The TFN model furthermore suggests a diffuse recharge regime for both recharge models after Bayesian inversion (see “Bayesian model calibration and uncertainty quantification”), which can be supported by field measurements (Perrin et al. 2003; Jeannin et al. 2021). During early recession, power-law related behaviour is dominant and subsequently followed by exponential behaviour during later recession. This representation of hydrological processes is in agreement with the findings of Hergarten and Birk (2007); Birk and Hergarten (2010). In the TFN model output, discharge contributions related to diffuse processes show fluctuations with lower frequency and smaller magnitude compared to their quick-flow counterparts, which agrees with general karst system functioning (see section (Bakalowicz 2005; Hartmann et al. 2014)). Consequently, the TFN model can be said to give a conceptually feasible and realistic system representation. This is furthermore supported by the fact that the base flow parameter \(Q_b\) was inferred to be virtually zero (see Table 3), indicating an autogenic recharge regime, which corresponds to field observations (Jeannin et al. 2021).

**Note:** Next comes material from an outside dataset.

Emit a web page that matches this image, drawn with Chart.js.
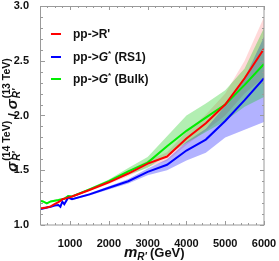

It has been shown in Fig. 7 that noise modelling greatly reduced residual autocorrelation, better meeting the assumption of independent residuals during least-squares calibration and Bayesian inversion. However, the noise model was not capable of making the residual series normally distributed, although the distribution showed a smaller variance compared to the raw residuals (see Fig. 7). Still, the reduced autocorrelation was assumed to improve model calibration and inversion robustness by better meeting the assumptions of residual independence. Independently of the modelling approach used, noise modelling can always be performed to improve model calibration or inversion robustness and rigor (von Asmuth et al. 2002; von Asmuth and Bierkens 2005) and our results encourage the utilization of noise modelling in future studies.